The experiences encountered with a mentor's help directed me towards opportunities that fit my goals within the social work field. The relationship bridged resources and counsel of the mentor and the eagerness to learn and contribute from the mentee. Everybody has different ways of learning, teaching, perspectives, and expressions while having different backgrounds. When you bring two people together, you allow a unique learning opportunity to transpire. Having somebody who contributes to empowering, teaching, and guiding provides an opportunity for mentorship in which the professional can plant seeds within the mentee that assist with developing skills and experiences that are necessary and beneficial for social work. Mentors receive the same seeds from the mentee as they are met with new ideas and perspectives from the mentee that allow for an equal learning opportunity that shapes both parties.

 

To ensure that a building is sustainable, we check its foundation. The foundation we create for aspiring social workers as students have the power to shift outcomes, services, communities, and the lives of individuals we aim to serve within our field from the ground up.
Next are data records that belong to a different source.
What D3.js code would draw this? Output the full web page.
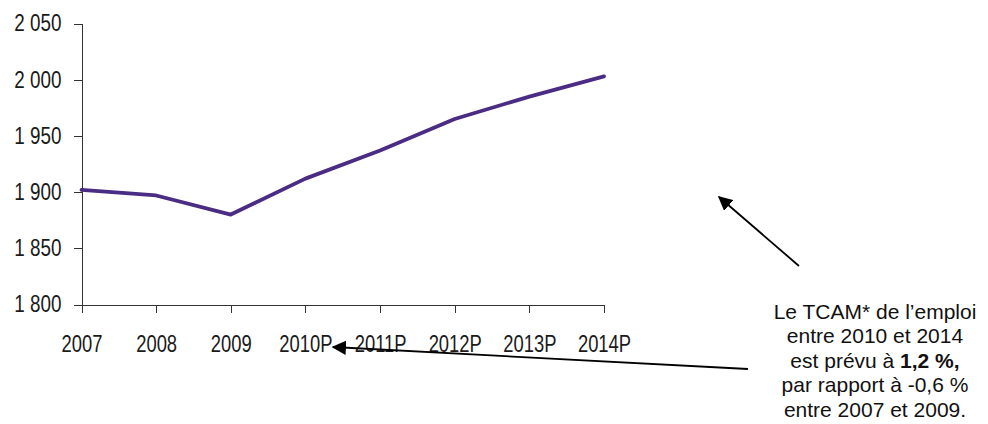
<!DOCTYPE html>
<html>
<head>
<meta charset="utf-8">
<script src="https://cdn.jsdelivr.net/npm/d3@7"></script>
<style>
  body { margin: 0; background: #fff; }
  svg { display: block; }
  .axis text { font-family: "Liberation Sans", Arial, sans-serif; font-size: 23px; fill: #1a1a1a; }
  .axis path, .axis line { stroke: #333; shape-rendering: crispEdges; }
  .note { font-family: "Liberation Sans", Arial, sans-serif; font-size: 21px; fill: #111; }
</style>
</head>
<body>
<svg width="988" height="424"></svg>
<script>
const YEARS = ["2007", "2008", "2009", "2010P", "2011P", "2012P", "2013P", "2014P"]
const EMPLOI = [1902, 1897, 1880, 1912, 1937, 1965, 1985, 2003]
const Y_TICKS = [1800, 1850, 1900, 1950, 2000, 2050]
const NOTE_LINES = [
  [["Le TCAM* de l’emploi", false]],
  [["entre 2010 et 2014", false]],
  [["est prévu à ", false], ["1,2 %,", true]],
  [["par rapport à -0,6 %", false]],
  [["entre 2007 et 2009.", false]]
]

const LINE_COLOR = "#4b2c84"
const fmt = (d) => d3.format(",")(d).replace(",", " ")

const svg = d3.select("svg")

const x = d3.scalePoint().domain(YEARS).range([81.5, 604])
const y = d3.scaleLinear().domain([1800, 2050]).range([304.5, 23.5])

// x axis, labels squeezed to look like a narrow face
svg.append("g")
  .attr("class", "axis")
  .attr("transform", `translate(0,${y(1800)})`)
  .call(d3.axisBottom(x).tickSize(8).tickSizeOuter(0).tickPadding(23))
  .selectAll("text")
  .attr("transform", "scale(0.8,1)")

svg.append("g")
  .attr("class", "axis")
  .attr("transform", `translate(${x(YEARS[0])},0)`)
  .call(d3.axisLeft(y).tickValues(Y_TICKS).tickFormat(fmt).tickSize(8).tickSizeOuter(0))
  .selectAll("text")
  .attr("x", 0)
  .attr("transform", "translate(-20,0) scale(0.82,1)")

const line = d3.line()
  .x((d, i) => x(YEARS[i]))
  .y((d) => y(d))

svg.append("path")
  .datum(EMPLOI)
  .attr("fill", "none")
  .attr("stroke", LINE_COLOR)
  .attr("stroke-width", 3.8)
  .attr("stroke-linejoin", "round")
  .attr("stroke-linecap", "round")
  .attr("d", line)

// arrows
svg.append("defs").append("marker")
  .attr("id", "head")
  .attr("viewBox", "0 0 10 10")
  .attr("refX", 9)
  .attr("refY", 5)
  .attr("markerWidth", 8)
  .attr("markerHeight", 8)
  .attr("markerUnits", "strokeWidth")
  .attr("orient", "auto")
  .append("path")
  .attr("d", "M0,0 L10,5 L0,10 Z")
  .attr("fill", "#000")

const arrows = [
  { from: [799, 266], to: [719, 197] },
  { from: [748, 369], to: [333, 347] }
]
svg.selectAll(".arrow")
  .data(arrows)
  .enter()
  .append("line")
  .attr("class", "arrow")
  .attr("x1", (d) => d.from[0])
  .attr("y1", (d) => d.from[1])
  .attr("x2", (d) => d.to[0])
  .attr("y2", (d) => d.to[1])
  .attr("stroke", "#000")
  .attr("stroke-width", 1.8)
  .attr("marker-end", "url(#head)")

const note = svg.append("text")
  .attr("class", "note")
  .attr("text-anchor", "middle")

NOTE_LINES.forEach((parts, i) => {
  parts.forEach((p, j) => {
    const span = note.append("tspan").text(p[0])
    if (j === 0) span.attr("x", 875).attr("y", 319 + i * 24.4)
    if (p[1]) span.attr("font-weight", "bold")
  })
})
</script>
</body>
</html>
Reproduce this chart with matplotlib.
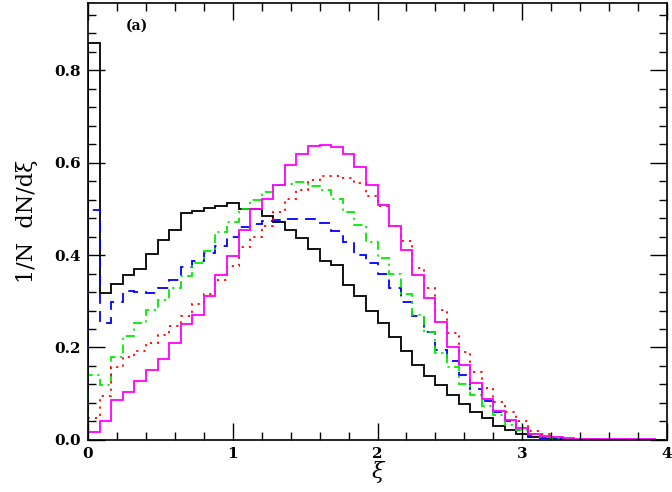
import numpy as np
import matplotlib
matplotlib.use("Agg")
import matplotlib.pyplot as plt
from matplotlib.ticker import MultipleLocator

plt.rcParams['font.family'] = ['DejaVu Serif']

# bin width 0.08 on 0..4 (50 bins)
edges = np.arange(51) * 0.08

black = [0.859, 0.317, 0.337, 0.357, 0.369, 0.402, 0.433, 0.454, 0.490, 0.495,
         0.501, 0.507, 0.513, 0.500, 0.499, 0.485, 0.471, 0.455, 0.436, 0.413,
         0.386, 0.378, 0.336, 0.312, 0.278, 0.252, 0.223, 0.193, 0.163, 0.138,
         0.118, 0.098, 0.078, 0.061, 0.047, 0.030, 0.022, 0.013, 0.007, 0.004,
         0.002, 0.001, 0.0005, 0.0003, 0.0002, 0.0, 0.0, 0.0, 0.0, 0.0]
blue = [0.497, 0.254, 0.298, 0.323, 0.321, 0.317, 0.328, 0.346, 0.373, 0.386,
        0.405, 0.420, 0.438, 0.461, 0.467, 0.473, 0.476, 0.477, 0.477, 0.477,
        0.469, 0.452, 0.429, 0.400, 0.382, 0.358, 0.328, 0.298, 0.268, 0.233,
        0.195, 0.170, 0.140, 0.110, 0.085, 0.061, 0.041, 0.022, 0.009, 0.004,
        0.002, 0.001, 0.0008, 0.0005, 0.0003, 0.0002, 0.0001, 0.0, 0.0, 0.0]
green = [0.140, 0.119, 0.180, 0.225, 0.254, 0.282, 0.303, 0.328, 0.355, 0.382,
         0.408, 0.449, 0.472, 0.500, 0.520, 0.537, 0.552, 0.554, 0.558, 0.549,
         0.541, 0.521, 0.494, 0.465, 0.428, 0.394, 0.358, 0.316, 0.270, 0.233,
         0.189, 0.157, 0.122, 0.097, 0.074, 0.054, 0.032, 0.022, 0.012, 0.006,
         0.003, 0.002, 0.001, 0.0008, 0.0005, 0.0003, 0.0002, 0.0001, 0.0, 0.0]
red = [0.048, 0.095, 0.158, 0.179, 0.193, 0.210, 0.228, 0.247, 0.269, 0.294,
       0.316, 0.347, 0.377, 0.418, 0.438, 0.462, 0.493, 0.521, 0.540, 0.563,
       0.571, 0.571, 0.567, 0.556, 0.528, 0.506, 0.463, 0.430, 0.371, 0.328,
       0.281, 0.231, 0.191, 0.148, 0.112, 0.083, 0.061, 0.040, 0.020, 0.012,
       0.006, 0.003, 0.002, 0.0015, 0.001, 0.0008, 0.0005, 0.0003, 0.0002, 0.0001]
magenta = [0.018, 0.042, 0.0865, 0.103, 0.128, 0.151, 0.175, 0.209, 0.250, 0.271,
           0.311, 0.357, 0.397, 0.454, 0.499, 0.522, 0.552, 0.594, 0.618, 0.636,
           0.638, 0.634, 0.618, 0.591, 0.551, 0.508, 0.463, 0.411, 0.357, 0.306,
           0.256, 0.200, 0.163, 0.1225, 0.089, 0.062, 0.043, 0.025, 0.013, 0.0086,
           0.0058, 0.0036, 0.0025, 0.002, 0.002, 0.0018, 0.0015, 0.0015, 0.0012, 0.001]

fig = plt.figure(figsize=(6.72, 4.92), dpi=100)
ax = fig.add_axes([0.131, 0.1057, 0.8616, 0.8883])

lw = 1.3
ax.stairs(black, edges, color='black', lw=lw)
ax.stairs(blue, edges, color='#0000ff', lw=lw, linestyle=(0, (6, 4)))
ax.stairs(green, edges, color='#00ee00', lw=lw, linestyle=(0, (5, 2.5, 1.2, 2.5)))
ax.stairs(red, edges, color='#ff0000', lw=lw, linestyle=(0, (1.2, 2.8)))
ax.stairs(magenta, edges, color='#ff00ff', lw=lw)

ax.set_xlim(0, 4)
ax.set_ylim(0, 0.945)
ax.xaxis.set_minor_locator(MultipleLocator(0.2))
ax.yaxis.set_minor_locator(MultipleLocator(0.04))
ax.set_xticks([0, 1, 2, 3, 4])
ax.set_xticklabels(['0', '1', '2', '3', '4'])
ax.set_yticks([0.0, 0.2, 0.4, 0.6, 0.8])
ax.set_yticklabels(['0.0', '0.2', '0.4', '0.6', '0.8'])
ax.tick_params(which='both', direction='in', top=True, right=True, width=1.0)
ax.tick_params(which='major', length=12, labelsize=11, pad=5)
ax.tick_params(which='minor', length=5.5)
for lab in ax.get_xticklabels() + ax.get_yticklabels():
    lab.set_fontweight('bold')
for s in ax.spines.values():
    s.set_linewidth(1.2)

ax.set_xlabel('ξ', fontsize=16, labelpad=0, style='italic')
ax.set_ylabel('1/N  dN/dξ', fontsize=16, labelpad=12)
ax.text(0.065, 0.965, '(a)', transform=ax.transAxes, fontsize=10,
        fontweight='bold', va='top', ha='left')

fig.savefig('out.png', dpi=100)
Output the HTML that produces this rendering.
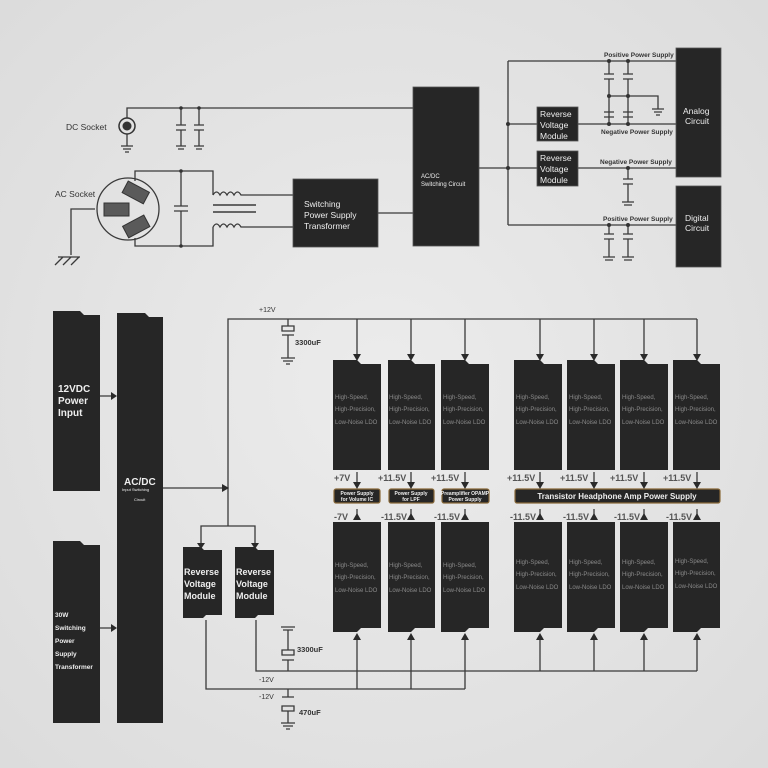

What better way to mold that foundation than to hone in on social work students through the hands of experienced and knowledgeable professionals who see the impact of mentorship? Be a part of the change and plant the everlasting seeds of growth and development by building the foundation of social work amongst our future social workers.

 

Conclusion:

Mentorship stands as the bedrock of excellence in social work education, fostering a culture of continuous learning, growth, and advocacy. By expanding mentorship opportunities and providing support to both mentors and mentees, we pave the way for the continued success and impact of future generations of social workers. Let us collectively commit to nurturing a culture of mentorship, empowering students to become compassionate, competent, and socially conscious professionals dedicated to creating positive change in the world.